## Exercise
Return every line of the material exactly.

-- start Data extract --

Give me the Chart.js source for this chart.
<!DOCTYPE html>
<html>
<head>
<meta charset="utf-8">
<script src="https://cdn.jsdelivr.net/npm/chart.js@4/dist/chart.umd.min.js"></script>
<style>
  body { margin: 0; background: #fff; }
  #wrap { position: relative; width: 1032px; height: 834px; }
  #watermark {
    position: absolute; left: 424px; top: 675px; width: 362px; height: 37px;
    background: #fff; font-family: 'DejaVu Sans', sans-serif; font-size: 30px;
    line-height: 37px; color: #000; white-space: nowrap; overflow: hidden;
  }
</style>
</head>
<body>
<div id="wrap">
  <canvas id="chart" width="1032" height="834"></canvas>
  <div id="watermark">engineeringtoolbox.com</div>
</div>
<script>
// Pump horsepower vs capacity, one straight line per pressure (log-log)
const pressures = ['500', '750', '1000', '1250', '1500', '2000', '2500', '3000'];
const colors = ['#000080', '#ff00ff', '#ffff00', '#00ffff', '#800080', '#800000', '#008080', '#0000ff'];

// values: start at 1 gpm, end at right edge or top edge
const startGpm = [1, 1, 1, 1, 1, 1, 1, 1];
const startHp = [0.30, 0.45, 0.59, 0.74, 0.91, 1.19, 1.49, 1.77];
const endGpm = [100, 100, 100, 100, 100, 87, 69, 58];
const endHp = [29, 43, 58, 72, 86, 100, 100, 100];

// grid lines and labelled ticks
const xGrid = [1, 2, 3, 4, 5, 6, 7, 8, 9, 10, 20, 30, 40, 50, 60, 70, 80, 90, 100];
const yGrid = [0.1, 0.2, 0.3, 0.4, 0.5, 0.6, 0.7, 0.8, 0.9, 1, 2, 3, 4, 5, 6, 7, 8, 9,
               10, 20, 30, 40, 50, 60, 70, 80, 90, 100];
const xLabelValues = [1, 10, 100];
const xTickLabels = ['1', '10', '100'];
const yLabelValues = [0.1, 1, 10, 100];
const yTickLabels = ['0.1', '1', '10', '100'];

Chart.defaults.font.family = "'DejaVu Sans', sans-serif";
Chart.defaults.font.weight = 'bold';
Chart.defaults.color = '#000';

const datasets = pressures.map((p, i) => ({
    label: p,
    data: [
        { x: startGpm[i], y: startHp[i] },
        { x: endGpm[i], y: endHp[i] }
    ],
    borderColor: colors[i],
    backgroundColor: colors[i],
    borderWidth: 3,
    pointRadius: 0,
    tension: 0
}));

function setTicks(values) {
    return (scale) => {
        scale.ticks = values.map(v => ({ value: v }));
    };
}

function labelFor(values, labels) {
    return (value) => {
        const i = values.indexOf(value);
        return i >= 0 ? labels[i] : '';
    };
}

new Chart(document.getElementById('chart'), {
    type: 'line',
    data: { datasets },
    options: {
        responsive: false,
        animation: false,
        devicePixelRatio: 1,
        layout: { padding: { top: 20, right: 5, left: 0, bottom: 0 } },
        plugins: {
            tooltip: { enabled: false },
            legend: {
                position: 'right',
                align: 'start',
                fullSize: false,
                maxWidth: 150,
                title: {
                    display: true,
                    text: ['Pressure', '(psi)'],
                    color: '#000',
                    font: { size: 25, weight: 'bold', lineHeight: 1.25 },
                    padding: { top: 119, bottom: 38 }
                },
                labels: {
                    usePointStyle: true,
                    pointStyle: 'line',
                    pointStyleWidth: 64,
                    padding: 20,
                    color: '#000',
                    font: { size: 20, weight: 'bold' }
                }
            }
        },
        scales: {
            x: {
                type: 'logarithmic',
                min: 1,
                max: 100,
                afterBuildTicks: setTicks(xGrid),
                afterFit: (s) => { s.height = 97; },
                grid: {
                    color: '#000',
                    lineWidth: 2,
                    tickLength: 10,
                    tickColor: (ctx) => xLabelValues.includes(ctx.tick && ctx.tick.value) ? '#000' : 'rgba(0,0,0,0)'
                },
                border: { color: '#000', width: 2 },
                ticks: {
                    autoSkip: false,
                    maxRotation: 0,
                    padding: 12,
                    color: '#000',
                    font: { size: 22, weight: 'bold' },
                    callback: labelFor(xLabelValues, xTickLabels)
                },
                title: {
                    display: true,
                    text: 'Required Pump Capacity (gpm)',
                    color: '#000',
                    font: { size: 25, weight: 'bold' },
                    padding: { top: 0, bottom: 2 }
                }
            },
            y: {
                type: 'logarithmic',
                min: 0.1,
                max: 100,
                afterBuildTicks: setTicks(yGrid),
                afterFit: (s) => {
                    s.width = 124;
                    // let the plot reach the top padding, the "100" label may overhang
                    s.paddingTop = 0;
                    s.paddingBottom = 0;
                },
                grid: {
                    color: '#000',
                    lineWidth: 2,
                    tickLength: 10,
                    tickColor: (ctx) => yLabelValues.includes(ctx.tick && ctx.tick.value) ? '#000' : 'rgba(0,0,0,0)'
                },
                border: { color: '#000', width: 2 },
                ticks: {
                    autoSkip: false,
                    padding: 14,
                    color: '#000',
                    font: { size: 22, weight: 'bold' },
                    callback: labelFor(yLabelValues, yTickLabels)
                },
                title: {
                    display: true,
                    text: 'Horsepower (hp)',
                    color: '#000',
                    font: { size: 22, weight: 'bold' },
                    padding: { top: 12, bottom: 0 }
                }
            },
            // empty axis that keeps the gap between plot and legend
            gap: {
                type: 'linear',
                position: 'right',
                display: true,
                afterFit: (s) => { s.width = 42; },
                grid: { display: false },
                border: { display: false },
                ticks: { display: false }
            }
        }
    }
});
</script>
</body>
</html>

-- end Data extract --

## Output of the exercise
Give me the Chart.js source for this chart.
<!DOCTYPE html>
<html>
<head>
<meta charset="utf-8">
<script src="https://cdn.jsdelivr.net/npm/chart.js@4/dist/chart.umd.min.js"></script>
<style>
  body { margin: 0; background: #fff; }
  #wrap { position: relative; width: 1032px; height: 834px; }
  #watermark {
    position: absolute; left: 424px; top: 675px; width: 362px; height: 37px;
    background: #fff; font-family: 'DejaVu Sans', sans-serif; font-size: 30px;
    line-height: 37px; color: #000; white-space: nowrap; overflow: hidden;
  }
</style>
</head>
<body>
<div id="wrap">
  <canvas id="chart" width="1032" height="834"></canvas>
  <div id="watermark">engineeringtoolbox.com</div>
</div>
<script>
// Pump horsepower vs capacity, one straight line per pressure (log-log)
const pressures = ['500', '750', '1000', '1250', '1500', '2000', '2500', '3000'];
const colors = ['#000080', '#ff00ff', '#ffff00', '#00ffff', '#800080', '#800000', '#008080', '#0000ff'];

// values: start at 1 gpm, end at right edge or top edge
const startGpm = [1, 1, 1, 1, 1, 1, 1, 1];
const startHp = [0.30, 0.45, 0.59, 0.74, 0.91, 1.19, 1.49, 1.77];
const endGpm = [100, 100, 100, 100, 100, 87, 69, 58];
const endHp = [29, 43, 58, 72, 86, 100, 100, 100];

// grid lines and labelled ticks
const xGrid = [1, 2, 3, 4, 5, 6, 7, 8, 9, 10, 20, 30, 40, 50, 60, 70, 80, 90, 100];
const yGrid = [0.1, 0.2, 0.3, 0.4, 0.5, 0.6, 0.7, 0.8, 0.9, 1, 2, 3, 4, 5, 6, 7, 8, 9,
               10, 20, 30, 40, 50, 60, 70, 80, 90, 100];
const xLabelValues = [1, 10, 100];
const xTickLabels = ['1', '10', '100'];
const yLabelValues = [0.1, 1, 10, 100];
const yTickLabels = ['0.1', '1', '10', '100'];

Chart.defaults.font.family = "'DejaVu Sans', sans-serif";
Chart.defaults.font.weight = 'bold';
Chart.defaults.color = '#000';

const datasets = pressures.map((p, i) => ({
    label: p,
    data: [
        { x: startGpm[i], y: startHp[i] },
        { x: endGpm[i], y: endHp[i] }
    ],
    borderColor: colors[i],
    backgroundColor: colors[i],
    borderWidth: 3,
    pointRadius: 0,
    tension: 0
}));

function setTicks(values) {
    return (scale) => {
        scale.ticks = values.map(v => ({ value: v }));
    };
}

function labelFor(values, labels) {
    return (value) => {
        const i = values.indexOf(value);
        return i >= 0 ? labels[i] : '';
    };
}

new Chart(document.getElementById('chart'), {
    type: 'line',
    data: { datasets },
    options: {
        responsive: false,
        animation: false,
        devicePixelRatio: 1,
        layout: { padding: { top: 20, right: 5, left: 0, bottom: 0 } },
        plugins: {
            tooltip: { enabled: false },
            legend: {
                position: 'right',
                align: 'start',
                fullSize: false,
                maxWidth: 150,
                title: {
                    display: true,
                    text: ['Pressure', '(psi)'],
                    color: '#000',
                    font: { size: 25, weight: 'bold', lineHeight: 1.25 },
                    padding: { top: 119, bottom: 38 }
                },
                labels: {
                    usePointStyle: true,
                    pointStyle: 'line',
                    pointStyleWidth: 64,
                    padding: 20,
                    color: '#000',
                    font: { size: 20, weight: 'bold' }
                }
            }
        },
        scales: {
            x: {
                type: 'logarithmic',
                min: 1,
                max: 100,
                afterBuildTicks: setTicks(xGrid),
                afterFit: (s) => { s.height = 97; },
                grid: {
                    color: '#000',
                    lineWidth: 2,
                    tickLength: 10,
                    tickColor: (ctx) => xLabelValues.includes(ctx.tick && ctx.tick.value) ? '#000' : 'rgba(0,0,0,0)'
                },
                border: { color: '#000', width: 2 },
                ticks: {
                    autoSkip: false,
                    maxRotation: 0,
                    padding: 12,
                    color: '#000',
                    font: { size: 22, weight: 'bold' },
                    callback: labelFor(xLabelValues, xTickLabels)
                },
                title: {
                    display: true,
                    text: 'Required Pump Capacity (gpm)',
                    color: '#000',
                    font: { size: 25, weight: 'bold' },
                    padding: { top: 0, bottom: 2 }
                }
            },
            y: {
                type: 'logarithmic',
                min: 0.1,
                max: 100,
                afterBuildTicks: setTicks(yGrid),
                afterFit: (s) => {
                    s.width = 124;
                    // let the plot reach the top padding, the "100" label may overhang
                    s.paddingTop = 0;
                    s.paddingBottom = 0;
                },
                grid: {
                    color: '#000',
                    lineWidth: 2,
                    tickLength: 10,
                    tickColor: (ctx) => yLabelValues.includes(ctx.tick && ctx.tick.value) ? '#000' : 'rgba(0,0,0,0)'
                },
                border: { color: '#000', width: 2 },
                ticks: {
                    autoSkip: false,
                    padding: 14,
                    color: '#000',
                    font: { size: 22, weight: 'bold' },
                    callback: labelFor(yLabelValues, yTickLabels)
                },
                title: {
                    display: true,
                    text: 'Horsepower (hp)',
                    color: '#000',
                    font: { size: 22, weight: 'bold' },
                    padding: { top: 12, bottom: 0 }
                }
            },
            // empty axis that keeps the gap between plot and legend
            gap: {
                type: 'linear',
                position: 'right',
                display: true,
                afterFit: (s) => { s.width = 42; },
                grid: { display: false },
                border: { display: false },
                ticks: { display: false }
            }
        }
    }
});
</script>
</body>
</html>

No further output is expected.